Friday, February 03, 2006

Bode Miller...skiing super villain.

The Olympics are coming. Yippy.

This year all eyes will be on Bode Miller, the brightest star on the US skiing team. Bode became the center of controversy when he intimated that he's skied while carrying a layover buzz from the night before.

Media-types were aghast. How could a world class athlete be so irresponsible as to abuse alcohol the night before a competitive event? And of course, what about the poor children out there who heard the 60 Minutes interview? Yes, the children. They'll all start drinking heavily so they can be just like Bode...Oh, the humanity!

Except that nobody with a semblance of a life ever watches 60 Minutes. I only heard about Miller's comments on ESPN when every talking head chimed in with his eight cents. Yes, I said eight cents because they spent four times the amount of coverage necessary to babble on about it. Big frigging deal, a drinking skier. Whoa, nelly! Stop the presses.

I ski. I drink. I drink and ski and I have skied drunk. It happens. Yes it can be dangerous and there was an incident I hope to never repeat, but I generally stay in control. I can also tell you that a lot of kids are skiing under the influence of substances a lot more controlled than booze and Bode Miller's got nothing to do with it.

The problem isn't Bode Miller, it's us. Our society doesn't give a rat's paw about skiing, snowboarding, skating or curling until the Winter Olympics are here and then we want four years worth of coverage. After the Olympics these athletes fade back into anonymity and many aren't even able to compete in the following Olympiad. One hit wonders.

Why do you think Michelle Kwan can't win Olympic gold? She's a dominant force in the World Championships but come Olympic time you can almost hear her gagging. Summer Olympian and gymnastics champion Blaine Wilson is another example of someone who couldn't deliver on his sport's biggest stage. What about Captain Soul Patch, the skater guy, Apollo something-Ono...remember him? Barely, right? In the last Olympics he crashed and burned even though he was a heavy favorite to win it all. Do you suppose the barrage of media coverage might have distracted him just a bit?

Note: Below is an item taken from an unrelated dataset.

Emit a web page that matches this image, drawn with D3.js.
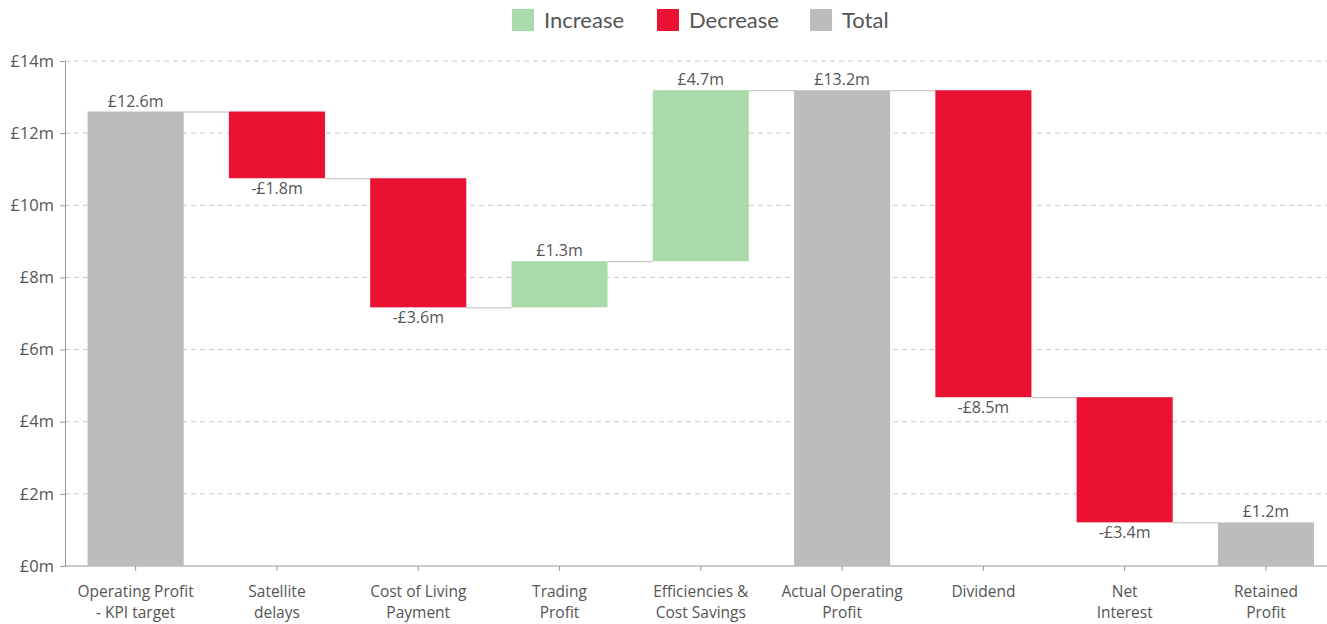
<!DOCTYPE html>
<html><head><meta charset="utf-8">
<script src="https://cdn.jsdelivr.net/npm/d3@7"></script>
<style>body{margin:0;background:#fff;}svg{display:block;}</style>
</head><body><svg id="c" width="1327" height="624"></svg>
<script>
const categories = [["Operating Profit","- KPI target"],["Satellite","delays"],["Cost of Living","Payment"],["Trading","Profit"],["Efficiencies &","Cost Savings"],["Actual Operating","Profit"],["Dividend"],["Net","Interest"],["Retained","Profit"]];
const deltas = [12.6, -1.85, -3.58, 1.28, 4.74, null, -8.51, -3.47, null];
const kinds = ["total","decrease","decrease","increase","increase","total","decrease","decrease","total"];
const valueLabels = ["£12.6m","-£1.8m","-£3.6m","£1.3m","£4.7m","£13.2m","-£8.5m","-£3.4m","£1.2m"];
const yTicks = [0,2,4,6,8,10,12,14];
const legendItems = [["Increase","increase"],["Decrease","decrease"],["Total","total"]];
const colors = {increase:"#a8dba9", decrease:"#eb1133", total:"#bcbcbe"};

const svg = d3.select("#c");
const font = "'Open Sans', sans-serif";
const txt = "#555";
const y = d3.scaleLinear().domain([0,14]).range([566,61]);
const x = d3.scaleBand().domain(d3.range(categories.length)).range([65,1336.6]).paddingInner(0.32).paddingOuter(0.16);

let run = 0;
const bars = deltas.map((d,i)=>{
  let y0,y1;
  if (kinds[i]==="total" && d===null){ y0=0; y1=run; }
  else if (kinds[i]==="total"){ run=d; y0=0; y1=d; }
  else { y0=run; run+=d; y1=run; }
  return {i, y0, y1, end: run, kind: kinds[i]};
});

svg.append("g").selectAll("line").data(yTicks.filter(t=>t>0)).join("line")
  .attr("x1",65).attr("x2",1327).attr("y1",d=>y(d)).attr("y2",d=>y(d))
  .attr("stroke","#c8c8c8").attr("stroke-dasharray","5,4").attr("stroke-width",1);

const ya = svg.append("g").attr("transform","translate(65,0)")
  .call(d3.axisLeft(y).tickValues(yTicks).tickSize(5).tickPadding(6).tickFormat(d=>"£"+d+"m"));
ya.select(".domain").attr("stroke","#999");
ya.selectAll(".tick line").attr("stroke","#999");
ya.selectAll("text").attr("font-family",font).attr("font-size",16.5).attr("fill",txt);

const xa = svg.append("g").attr("transform","translate(0,566)")
  .call(d3.axisBottom(x).tickSizeOuter(0).tickSize(5).tickFormat(""));
xa.select(".domain").attr("stroke","#999").attr("d","M65,0H1327");
xa.selectAll(".tick line").attr("stroke","#999");
xa.selectAll(".tick").each(function(d){
  const t = d3.select(this).append("text").attr("font-family",font).attr("font-size",15.5).attr("fill",txt).attr("text-anchor","middle");
  categories[d].forEach((s,k)=>t.append("tspan").attr("x",0).attr("y",31+k*21).text(s));
});

svg.append("g").selectAll("line").data(bars.slice(0,-1)).join("line")
  .attr("x1",d=>x(d.i)+x.bandwidth()).attr("x2",d=>x(d.i+1))
  .attr("y1",d=>y(d.end)+0.5).attr("y2",d=>y(d.end)+0.5)
  .attr("stroke","#bbb").attr("stroke-width",1);

svg.append("g").selectAll("rect").data(bars).join("rect")
  .attr("x",d=>x(d.i)).attr("width",x.bandwidth())
  .attr("y",d=>y(Math.max(d.y0,d.y1))).attr("height",d=>Math.abs(y(d.y0)-y(d.y1)))
  .attr("fill",d=>colors[d.kind]);

svg.append("g").selectAll("text").data(bars).join("text")
  .attr("x",d=>x(d.i)+x.bandwidth()/2)
  .attr("y",d=>d.kind==="decrease" ? y(Math.min(d.y0,d.y1))+16 : y(Math.max(d.y0,d.y1))-5)
  .attr("text-anchor","middle").attr("font-family",font).attr("font-size",16).attr("fill",txt)
  .text(d=>valueLabels[d.i]);

const lx = [512,657,810];
const lg = svg.append("g").selectAll("g").data(legendItems).join("g")
  .attr("transform",(d,i)=>`translate(${lx[i]},9)`);
lg.append("rect").attr("width",22).attr("height",22).attr("fill",d=>colors[d[1]]);
lg.append("text").attr("x",32).attr("y",19).attr("font-family","Lato, sans-serif").attr("font-size",22).attr("fill",txt).text(d=>d[0]);
</script></body></html>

It's the pressure. These athletes are virtually unknown throughout their careers except for a two month window once every four years when the Olympics take center stage. Then we insist on knowing everything about them, where they're from, what they eat, who they think is cute and how they hang their toilet paper. The reporters sift through every athlete's bio to find some human interest angle that will tug at our heart strings. With Miller we were fed some story about how he grew up in a backwoods cabin with hippy parents, with Ono we got the troubled youth angle. Suddenly these kids can't go anywhere without having a press corps filming every move and examining every detail.

Some crack under the pressure and their performances suffer, offers lash out and say stupid things. Even if Bode Miller does opt to down a case of High Life the night before he skis, is it really our place to question him? It's not like he'll hurt anybody but himself.

Don't we have bigger fish to fry? In sports, we have Barry Bonds and his ever expanding head set to break all time baseball records but nobody is questioning his motivation for bailing out of the World Baseball Classic. The man has defied age becoming bigger, stronger and faster in his late 30's, but we seem more concerned with Bode Miller's attitude than we are with Barry Bonds cheating with steroids, hormones and rhinoceros testicle extract.

In Hollywood we still don't know which actresses are stuffing their fun bags, and how many studly actors are really gay. Come on Tom Cruise, we know that you snagged Katie Holmes because she really thinks you and Giovanni Ribisi are just playing Twister in your rumpus room. Naked? Yeah, and the latex fist really is a trophy from your days on the Bare Knuckles fighting circuit. Heterosexual men might listen to Air Supply, but not together. Come clean. Your Thetans are calling.

And let's not even get started with politics. Man alive, if the real reporters were as aggressive with their coverage of real news as these wannabe sports hacks are with forgettable sporting events, we might have all the world's problems solved. This country seems more concerned with how many shots Bode Miller will do the night before the Super G, than it is over the whole wire tapping scandal.


Here's an idea. Let's dispense with the melodrama. Let's stop pretending we care about the athletes and just use the time to show more action. Every year Bob Costas waxes poetically about the bigger meaning of the games, and we are subjected to long boring stories about the trials and tribulations some athlete endured along the way. I don't care. Go out and do your thing.

This year we'll miss 15 minutes of skating coverage so NBC can inundate us with Michelle Kwan's story of Olympic failure and her last chance at redemption. It's not like anybody has stolen Olympic glory from her, she had her chances and choked. Boo-friggin-hoo. Get the job done or go home. Undoubtedly we'll have the Bode Miller saga rehashed and NBC will try to get him cornered long enough to recant the confession he made on 60 Minutes. How about you just show the guys skiing down the hill really fast?

I'm a sports fan, I want to see sports performance. Keep the soap opera drama out of it.